History of Akagera National Park

Created in 1934 to protect the lands surrounding the Kagera River, Akagera is one of the  oldest National parks in Africa.

From 1990 to 1994, Akagera was a battleground between the Army of Rwanda and the Rwandan Patriotic Front (RPF), a rebel group mostly composed of Tutsi exiles. For cilivians, much of the area was a no-go-zone.

On the age of the Park in Gabiro was located the main army base, and rebel soldiers staged some of the fiercest battles in the area.

In the immediate aftermath of the war, little was done to protect the Rwanda wildlife within the park. Many of the Rwandan staff, researchers, or conservationist working in parks had either left the country or been killed.

Led by the victorious Rwandan Patriotic Front, the new government prioritized the resettlement of ethnic Tutsi who had previously lived in exile.

Rwanda was and remains a densely populated country, and with little arable land available, the government allowed returnees and their estimated 700,000 cattle to settle in Akagera, as well as in an adjacent area formerly known as the Mutara Game Reserve. The returnees converged on the area, putting great strain on the  delicate ecosystem of the park.

So as to minimize human-wildlife conflicts, returnees were allowed to stay in the park, but in 1997, the Akagera National Park size was decreased by two-thirds from 12,800 km2 to 1,120 km2. This was one of the largest reductions in the size of a conservation area in the modern history of Africa.

But the problems of Akagera National Park did not end there.
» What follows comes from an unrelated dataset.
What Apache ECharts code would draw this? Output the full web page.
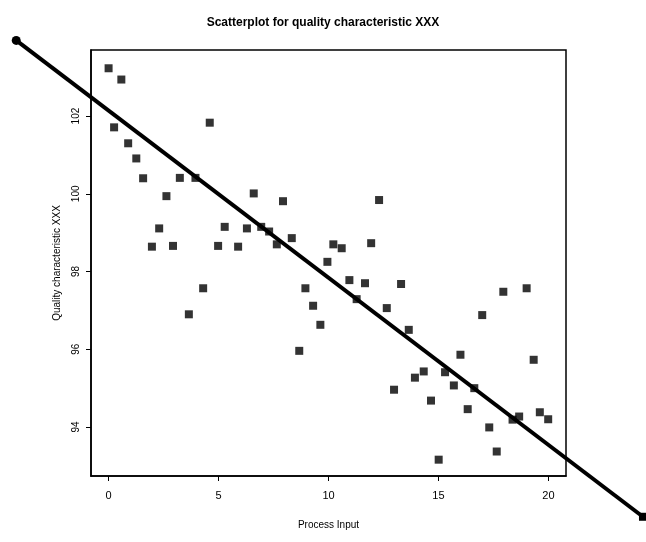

Local residents and park officials who worked in Akagera during that time say elephants spent less time inside the new park than outside, where they roamed their historic feeding grounds and feasted on new crops.

Setting up conflict, a single elephant can destroy up to a year’s worth of a farmer’s income in one night. Ungulates such as impalas, topis, zebras, buffalos, and warthogs continued to graze in the same areas as livestock, competing for food.

Buffalo and lions posed a severe threat to cattle and humans. Loss of a single cow could mean severe economic pain in the nearby communities, and many people reacted by hunting or poisoning the National park’s wildlife until some species were utterly wiped out.

Lions, which numbered over 300 prior to 1990s, were completely eradicated by 2002. Poachers continued to penetrate the boundaries of the park every night to pull thousands fish out of the several lakes in the area. Akagera National Park’s last black rhino was seen there in 2007.

Faced with a make-or-break moment and a nature reserve that was increasingly becoming a park on paper only, in 2009, the government of Rwanda changed directions.

They signed a 20-year contract with African Parks, a Johannesburg-based non-profit organisation that operates by taking over complete responsibility for the rehabilitation and management of conservation zones.

African Parks, together with the Rwanda Development Board (RDB), a Rwandan government agency, founded the Akagera Management Company, a joint for-profit business to oversee rehabilitation of the Akagera Park.